As for me, I can say that, if one spends enough time in old houses, it is hard to stay an agnostic about ghosts. I was director of a house museum in Oyster Bay, New York. It was famous for ghostly activity, although only a fraction of it could be traced to an actual, identifiable observer. I had gotten pretty blase about it all, since I had been there for almost 3 years without seeing anything (although my staff had a few interesting interactions).
And then, one December night, while I was closing up after a candlelight tour...
Andrew Batten
Originally Posted by amontalvo915
Can we see them?
http://flickr.com/photos/10100463@N0...7600869504498/
http://flickr.com/photos/10100463@N0...7600869504498/
http://flickr.com/photos/10100463@N04/836903241/
These aren't the ones I mentioned above, those are hard copies, but these were taken when we were leaving Gettysburg. I had the windows down, so there is no possibility of reflections.
[QUOTE=These aren't the ones I mentioned above, those are hard copies, but these were taken when we were leaving Gettysburg. I had the windows down, so there is no possibility of reflections.[/QUOTE]
Thanks, enjoy photos and especially daytime ones. most supposed ghost photos are at night. Have anyother photos done this? If so Id first check camera lenses inside and out, looks like spots on the lenses, glare off the flash or moisture in the camera. In your series of 54 photos many others also have spots, mist like areas
Last edited by reb64; 10-04-2007 at 09:15 PM.

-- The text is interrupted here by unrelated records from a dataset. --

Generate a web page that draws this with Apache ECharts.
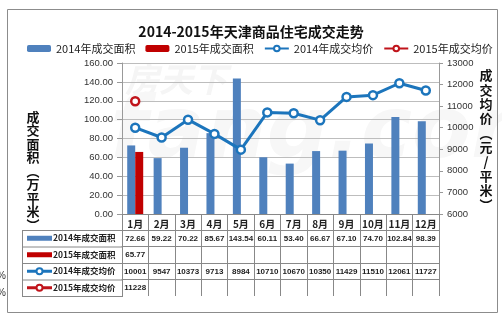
<!DOCTYPE html>
<html><head><meta charset="utf-8">
<script src="https://cdn.jsdelivr.net/npm/echarts@6/dist/echarts.min.js"></script>
<style>html,body{margin:0;padding:0;background:#fff}#c{width:502px;height:323px}</style>
</head><body><div id="c"></div>
<script>
const months = ['1月','2月','3月','4月','5月','6月','7月','8月','9月','10月','11月','12月'];
const area2014 = [72.66,59.22,70.22,85.67,143.54,60.11,53.40,66.67,67.10,74.70,102.84,98.39];
const area2015 = [65.77,null,null,null,null,null,null,null,null,null,null,null];
const price2014 = [10001,9547,10373,9713,8984,10710,10670,10350,11429,11510,12061,11727];
const price2015 = [11228,null,null,null,null,null,null,null,null,null,null,null];
const names = ['2014年成交面积','2015年成交面积','2014年成交均价','2015年成交均价'];
const colBlue = '#4F81BD', colRed = '#C00000', lineBlue = '#1C75BC', lineRed = '#C0141B';
const CJK = '"Noto Sans CJK SC", sans-serif';
const NUM = '"Liberation Sans", Arial, sans-serif';

const rowData = [
  area2014.map(v => v == null ? '' : v.toFixed(2)),
  area2015.map(v => v == null ? '' : v.toFixed(2)),
  price2014.map(v => v == null ? '' : String(v)),
  price2015.map(v => v == null ? '' : String(v))
];
const rowTop = [230, 246.5, 263, 279.5, 296];
const axisBottom = 214;
const tableLeft = 22, headRight = 122;

const chart = echarts.init(document.getElementById('c'), null, {renderer: 'canvas'});

const rowAxes = rowData.map((d, i) => ({
  type: 'category', data: d, position: 'bottom', offset: rowTop[i] - axisBottom,
  axisLine: {show: true, lineStyle: {color: '#888', width: 1}},
  axisTick: {show: false}, splitLine: {show: false},
  axisLabel: {interval: 0, margin: 4.5, fontSize: 8, fontWeight: 'bold', color: '#222', fontFamily: NUM, hideOverlap: false}
}));

const graphics = [
  {type: 'rect', shape: {x: 7.5, y: 9.5, width: 490, height: 303}, style: {fill: 'none', stroke: '#8c8c8c', lineWidth: 1}, z: 0},
  {type: 'text', x: 125, y: 62, z: -1, style: {text: '房天下', font: 'italic bold 34px ' + CJK, fill: '#f5f5f5'}},
  {type: 'text', x: 110, y: 92, z: -1, style: {text: 'fang.com', font: 'italic bold 86px "DejaVu Sans", sans-serif', fill: '#f7f7f7'}},
  {type: 'text', x: 33, y: 110, style: {text: '成\n交\n面\n积\n︵\n万\n平\n米\n︶', font: 'bold 13px ' + CJK, lineHeight: 13.5, fill: '#111', align: 'center'}},
  {type: 'text', x: 486, y: 68, style: {text: '成\n交\n均\n价\n︵\n元\n/\n平\n米\n︶', font: 'bold 13px ' + CJK, lineHeight: 14.4, fill: '#111', align: 'center'}},
  {type: 'line', shape: {x1: tableLeft + 0.5, y1: rowTop[0], x2: tableLeft + 0.5, y2: rowTop[4]}, style: {stroke: '#888', lineWidth: 1}},
  {type: 'text', x: -3, y: 271, style: {text: '%', font: '10px sans-serif', fill: '#333'}},
  {type: 'text', x: -3, y: 288, style: {text: '%', font: '10px sans-serif', fill: '#333'}}
];
rowTop.forEach(y => graphics.push({type: 'line', shape: {x1: tableLeft, y1: y + 0.5, x2: headRight + 1, y2: y + 0.5}, style: {stroke: '#888', lineWidth: 1}}));
names.forEach((n, i) => {
  const cy = (rowTop[i] + rowTop[i + 1]) / 2;
  const isBar = i < 2;
  const c = isBar ? (i === 0 ? colBlue : colRed) : (i === 2 ? lineBlue : lineRed);
  if (isBar) {
    graphics.push({type: 'rect', shape: {x: 27, y: cy - 2.5, width: 25, height: 5}, style: {fill: c}});
  } else {
    graphics.push({type: 'line', shape: {x1: 27, y1: cy, x2: 52, y2: cy}, style: {stroke: c, lineWidth: 3}});
    graphics.push({type: 'circle', shape: {cx: 39.5, cy: cy, r: 3}, style: {fill: '#fff', stroke: c, lineWidth: 2}});
  }
  graphics.push({type: 'text', x: 53, y: cy, style: {text: n, font: 'bold 8.5px ' + CJK, fill: '#222', verticalAlign: 'middle'}});
});

chart.setOption({
  animation: false,
  backgroundColor: '#fff',
  title: {text: '2014-2015年天津商品住宅成交走势', left: 'center', top: 20,
    textStyle: {fontSize: 14, fontWeight: 'bold', color: '#111', fontFamily: CJK}},
  legend: {top: 38, left: 22, itemWidth: 24, itemHeight: 7, itemGap: 10,
    textStyle: {fontSize: 11, color: '#222', fontFamily: CJK},
    data: names},
  grid: {left: 122, right: 63, top: 63, bottom: 109, containLabel: false, outerBoundsMode: 'none'},
  xAxis: [
    {type: 'category', data: months, position: 'bottom',
      axisLine: {show: true, lineStyle: {color: '#888', width: 1}},
      axisTick: {show: true, interval: 0, length: rowTop[4] - axisBottom, lineStyle: {color: '#888'}},
      axisLabel: {interval: 0, margin: 5, fontSize: 10, fontWeight: 'bold', color: '#222', fontFamily: CJK},
      splitLine: {show: false}},
    ...rowAxes
  ],
  yAxis: [
    {type: 'value', min: 0, max: 160, interval: 20, position: 'left',
      axisLine: {show: true, lineStyle: {color: '#999'}},
      axisTick: {show: true, length: 5, lineStyle: {color: '#999'}},
      axisLabel: {formatter: v => v.toFixed(2), fontSize: 9.5, color: '#333', margin: 9, fontFamily: '"Liberation Sans", sans-serif'},
      splitLine: {show: true, lineStyle: {color: '#bdbdbd', width: 1}}},
    {type: 'value', min: 6000, max: 13000, interval: 1000, position: 'right',
      axisLine: {show: true, lineStyle: {color: '#999'}},
      axisTick: {show: true, length: 4, lineStyle: {color: '#999'}},
      axisLabel: {formatter: v => String(v), fontSize: 9.5, color: '#333', margin: 8, fontFamily: '"Liberation Sans", sans-serif'},
      splitLine: {show: false}}
  ],
  series: [
    {name: names[0], type: 'bar', data: area2014, barWidth: 8, barGap: '0%', itemStyle: {color: colBlue}, z: 2},
    {name: names[1], type: 'bar', data: area2015.map(v => v == null ? '-' : v), barWidth: 8, barGap: '0%', itemStyle: {color: colRed}, z: 2},
    {name: names[2], type: 'line', yAxisIndex: 1, data: price2014, symbol: 'circle', symbolSize: 8,
      lineStyle: {color: lineBlue, width: 3}, itemStyle: {color: '#fff', borderColor: lineBlue, borderWidth: 2.5}, z: 3},
    {name: names[3], type: 'line', yAxisIndex: 1, data: price2015.map(v => v == null ? '-' : v), symbol: 'circle', symbolSize: 8,
      lineStyle: {color: lineRed, width: 3}, itemStyle: {color: '#fff', borderColor: lineRed, borderWidth: 2.5}, z: 3}
  ],
  graphic: graphics
});
</script></body></html>
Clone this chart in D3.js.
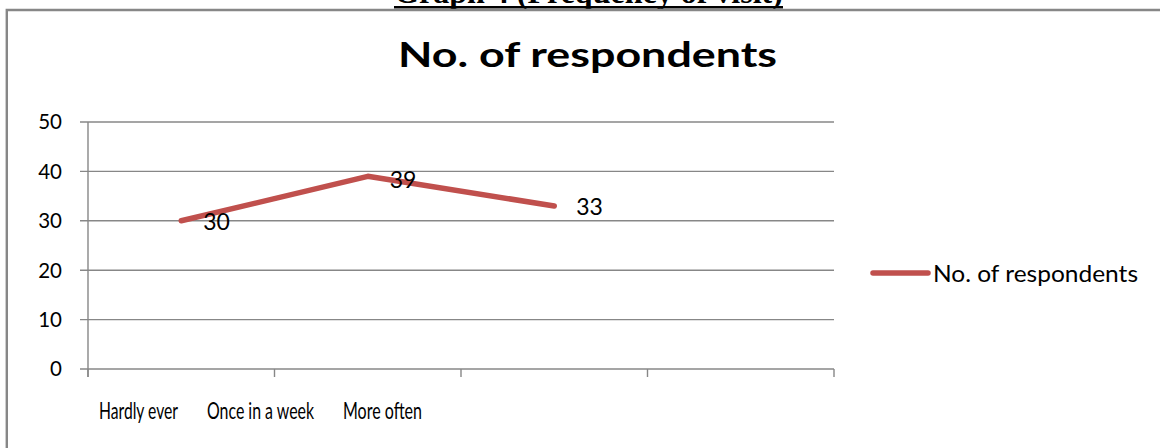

One of my reenacting mentors told about the time his son-in-law, who was not a reenactor and had very little interest in or knowledge of the War, asked him if anyone in the War ever wore red pants. He said he'd been driving east on Lee Hwy through the Manassas NBP toward Sudley Road at dusk. He said he'd seen someone run across the road some distance in front of him, and the figure appeared to be wearing red trousers and carrying some sort of stick. My friend determined that the figure was running through the area where the 5th NY Volunteer Infantry (Duryee's Zouaves) were overrun by Longstreet's assault of August 30, 1862 (Second Bull Run). He then called the park and learned that there were no events going on at the time. I ain't believing or dismissing the story, just passing it on.
Yours, &c.,
Guy N. 'Frenchie' LaFrance
National Congress of Old West Shootists, Grand Army of the Frontier
Vous pouvez voir par mes vêtements que je ne suis pas un cowboy.
i have only had 2 experiences with the supernatural. the first, we were working in a old plantation called "the price house" here in sc, it was built in 1794, and used to be a grand plantation, but now its a museum. anyway, we were outside checking around the foundation, when the fellow i was with and myself both felt like someone was touching us. the bricks of this house were all made by slaves, and the lady who runs the place told us it was common to feel or "sense" stuff there. but we never saw anything or "sensed" anything else the whole time were there after that.
the second thing, was in waverly iowa. me and some friends were walking down the railroad tracks and we all seen something, kind of like a blob of smoke, beside the tracks, and then it moved across the tracs and just faded out. maybe a sneaky hobo?? who knows, but it was spooky, cause we all sensed we were being watched.